Monday, November 22, 2010

The UK's lessons for Canadian Progressives

In the UK support for the Conservative/Liberal Democrat coalition plummets as Labour's new leader ushers in polls that would mean a slim majority for Labour if an election were held today.  The coalition the British public reject is the one between neo-liberals and conservatives, you know, like the government we have in Canada now in all but name.

Maybe its the natural result for any government in power in times of such intense economic uncertainty, or the afterglow of Labour electing a new leader and potentially heading in a more progressive direction, or maybe the UK public just figured out who's side the Lib-Dems have shown they are on the first chance they got for power.

Nick Clegg bleats about 'new progressives' being more about social mobility while 'old progressives' are about 'reducing inequality'.  This after he announced his coalition's massive increases to tuition costs drastically reducing access to higher education for anyone below a certain economic level.
The deputy prime minister claims that Labour, under Ed Miliband's leadership, is becoming the new conservative group of British politics, wedded to outdated ideas and stuck in an anti-pluralist rut.
Labour, he says, is in danger of turning high marginal tax rates, a large state, and "snapshots of income inequality" into shibboleths. For old progressives, personified by Miliband, "reducing snapshot income inequality is the ultimate goal", he maintains, and for new progressives it is "reducing the barriers to mobility".
What else is education, expensive beyond the range of the few without starting life in crippling debt, but a barrier to 'social mobility'?
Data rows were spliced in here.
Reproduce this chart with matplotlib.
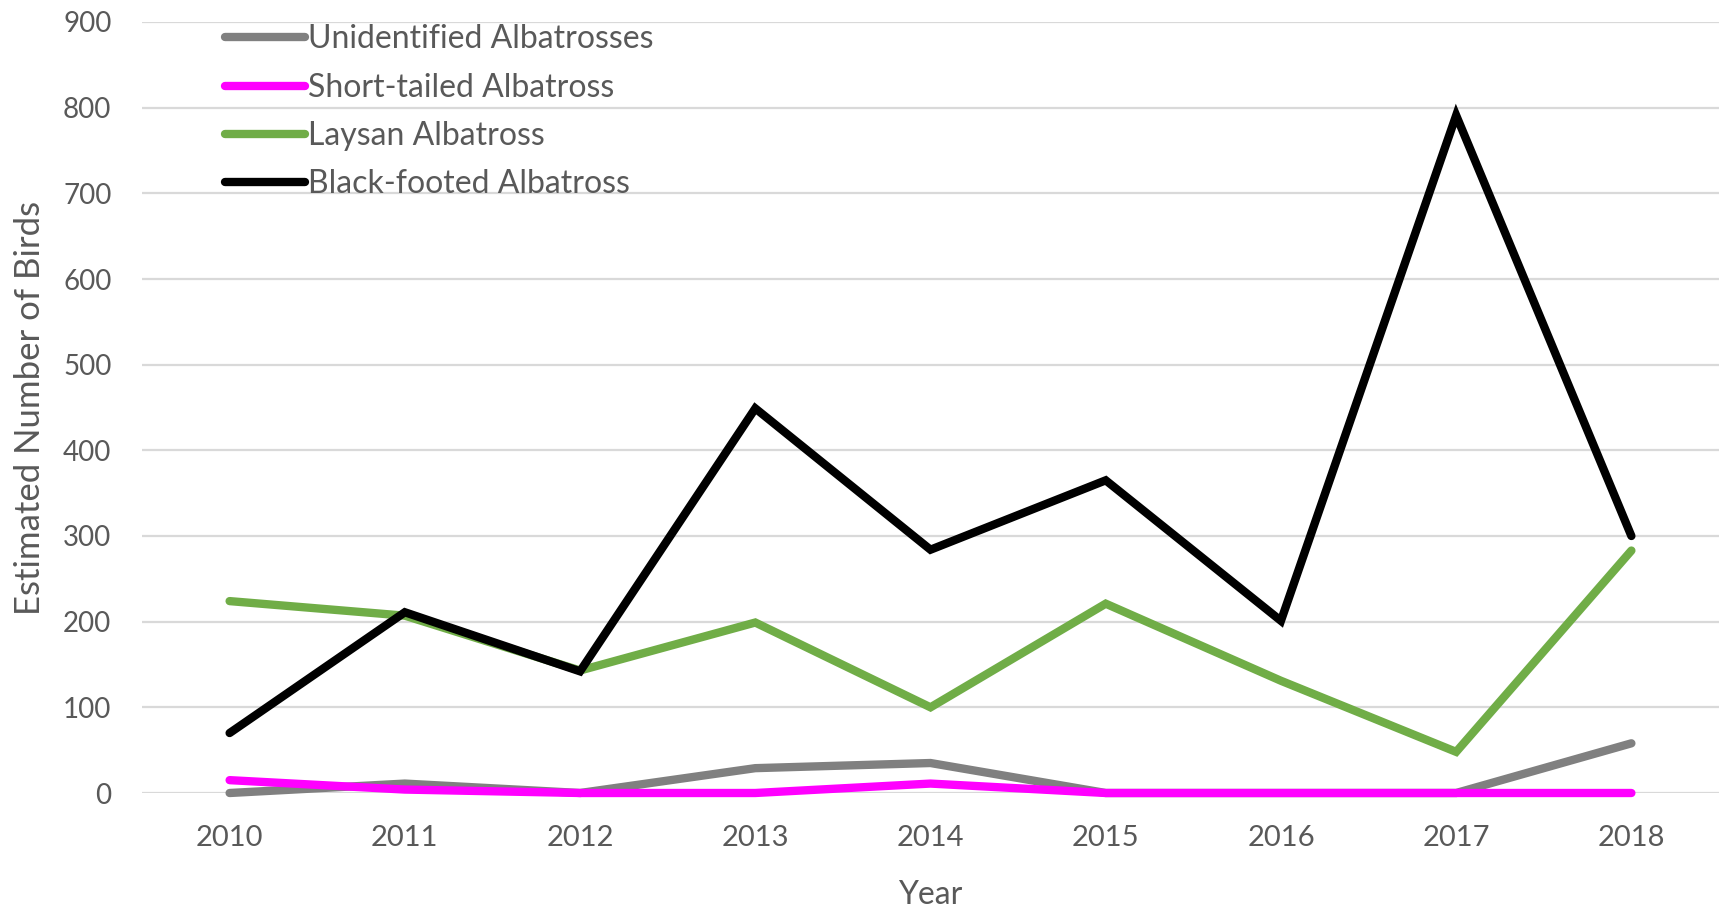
import matplotlib
matplotlib.use("Agg")
import matplotlib.pyplot as plt

# data
years = [2010, 2011, 2012, 2013, 2014, 2015, 2016, 2017, 2018]
unidentified = [0, 11, 0, 29, 35, 0, 0, 0, 58]
short_tailed = [15, 4, 0, 0, 11, 0, 0, 0, 0]
laysan = [224, 207, 143, 199, 100, 221, 131, 48, 283]
black_footed = [70, 211, 142, 449, 284, 365, 201, 791, 300]

series_names = ["Unidentified Albatrosses", "Short-tailed Albatross",
                "Laysan Albatross", "Black-footed Albatross"]
series_colors = ["#808080", "#ff00ff", "#70ad47", "#000000"]

plt.rcParams['font.family'] = ['Lato', 'DejaVu Sans']
text_color = "#595959"

W, H = 1721, 908
fig = plt.figure(figsize=(W / 100, H / 100), dpi=100)
# axes box in pixels: left 142, right 1719, top 22, bottom 793
ax = fig.add_axes([142 / W, (H - 793) / H, (1719 - 142) / W, (793 - 22) / H])

for name, vals, col in zip(series_names,
                           [unidentified, short_tailed, laysan, black_footed],
                           series_colors):
    ax.plot(years, vals, color=col, linewidth=6, label=name,
            solid_capstyle='round', solid_joinstyle='miter', clip_on=False)

ax.set_ylim(0, 900)
ax.set_yticks(range(0, 901, 100))
ax.set_xlim(2010 - 0.5, 2018 + 0.5)
ax.set_xticks(years)
ax.grid(axis='y', color="#d9d9d9", linewidth=1.6)
ax.set_axisbelow(True)
for s in ax.spines.values():
    s.set_visible(False)
ax.tick_params(length=0, labelsize=20, colors=text_color)
ax.tick_params(axis='x', labelsize=21, pad=23)
ax.tick_params(axis='y', pad=22)

ax.set_xlabel("Year", fontsize=23, color=text_color, labelpad=21)
ax.set_ylabel("Estimated Number of Birds", fontsize=25, color=text_color,
              labelpad=12)

leg = ax.legend(loc='upper left', bbox_to_anchor=(83 / 1577, 0.997),
                frameon=False, fontsize=23, handlelength=2.5,
                handletextpad=0.1, labelspacing=0.575, borderaxespad=0.0,
                borderpad=0.0)
for t in leg.get_texts():
    t.set_color(text_color)

fig.savefig("out.png", dpi=100)
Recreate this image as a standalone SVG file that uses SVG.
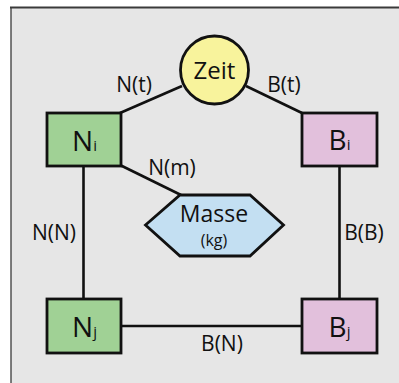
<svg xmlns="http://www.w3.org/2000/svg" width="399" height="383" viewBox="0 0 399 383">
<style>
.lbl{font-family:"Open Sans","Noto Sans",sans-serif;font-size:21px;fill:#111;text-anchor:middle}
.big{font-family:"Open Sans","Noto Sans",sans-serif;font-size:28px;fill:#111;text-anchor:middle}
.sub{font-size:15px}
.node{stroke:#111;stroke-width:2.8}
.edge{stroke:#111;stroke-width:2.6;fill:none}
</style>
<rect x="0" y="0" width="399" height="383" fill="#ffffff"/>
<rect x="11" y="7" width="400" height="390" fill="#e6e6e6"/>
<line x1="10" y1="7.5" x2="399" y2="7.5" stroke="#3a3a3a" stroke-width="2"/>
<line x1="11" y1="7" x2="11" y2="383" stroke="#3a3a3a" stroke-width="1.3"/>
<g id="connectors">
<line class="edge" x1="182" y1="86" x2="120" y2="113"/>
<line class="edge" x1="246" y1="86" x2="302" y2="113"/>
<line class="edge" x1="120" y1="165" x2="181" y2="195"/>
<line class="edge" x1="83.5" y1="166" x2="83.5" y2="299"/>
<line class="edge" x1="339.5" y1="166" x2="339.5" y2="299"/>
<line class="edge" x1="121" y1="326" x2="302" y2="326"/>
<text class="lbl" x="134" y="91.5">N(t)</text>
<text class="lbl" x="284" y="91.5">B(t)</text>
<text class="lbl" x="172" y="175">N(m)</text>
<text class="lbl" x="54" y="240">N(N)</text>
<text class="lbl" x="364" y="240">B(B)</text>
<text class="lbl" x="222" y="350.5">B(N)</text>
</g>
<g id="zeit">
<circle class="node" cx="214.5" cy="70" r="34" fill="#f8f39c"/>
<text class="lbl" x="214.5" y="79" style="font-size:24px">Zeit</text>
</g>
<g id="ni">
<rect class="node" x="47" y="113" width="74" height="53" fill="#a0d195"/>
<text class="big" x="84.5" y="151">N<tspan class="sub">i</tspan></text>
</g>
<g id="bi">
<rect class="node" x="302" y="113" width="75" height="53" fill="#e2c0dc"/>
<text class="big" x="339.5" y="150">B<tspan class="sub">i</tspan></text>
</g>
<g id="nj">
<rect class="node" x="47" y="299" width="74" height="54" fill="#a0d195"/>
<text class="big" x="84.5" y="337">N<tspan class="sub">j</tspan></text>
</g>
<g id="bj">
<rect class="node" x="302" y="299" width="75" height="54" fill="#e2c0dc"/>
<text class="big" x="339.5" y="337">B<tspan class="sub">j</tspan></text>
</g>
<g id="masse">
<polygon class="node" points="145.5,225 180,195 250,195 283.5,225 250,256 180,256" fill="#c3dff2"/>
<text class="lbl" x="214" y="222" style="font-size:23px">Masse</text>
<text class="lbl" x="214" y="246" style="font-size:16px">(kg)</text>
</g>
</svg>
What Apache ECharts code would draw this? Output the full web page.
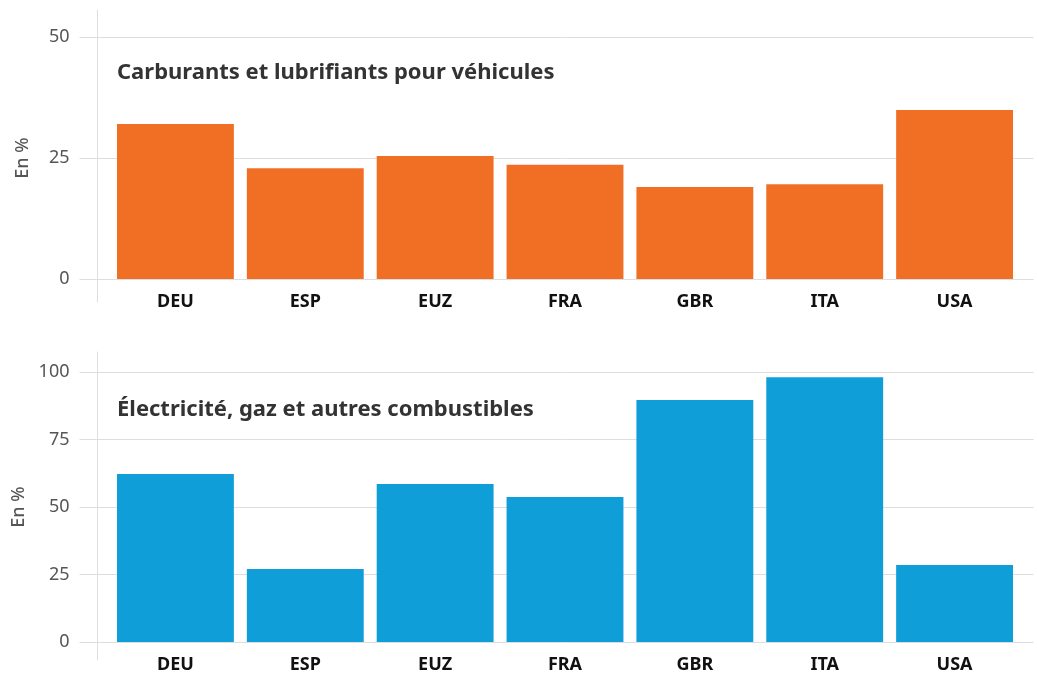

No, there's nothing new about Nicholas Clegg's warmed over quasi-libertarian Thatcherism with a dose of sunny Reaganism.  Revealing that you are just another neoliberal who has abandoned Keynesian economics and progressive policy because you're still captive to the long since discredited cult of deregulation and starved government trickle down economics doesn't make you a 'new progressive' just an old fashioned sell out.

Speaking of Michael Ignatieff,
The Liberal caucus is clearly split over Mr. Ignatieff’s decision to support the Harper government. The leader’s support was given even before the details of the new training mission were announced.
The government formally laid out its plan on Tuesday. Last Friday morning, however, Mr. Rae told The Globe and Mail he supported the government, saying there was no need for a debate or vote in the House of Commons. Later that day, Mr. Ignatieff supported Mr. Rae’s view.
Liberal insiders believe Mr. Ignatieff would not win a vote and that is why it is being avoided. The Liberal leadership does not want to reveal a split in the ranks.
“If there was a vote, I think Michael would lose the vote,” the insider said. “He would lose the vote. I don’t think caucus would support him.”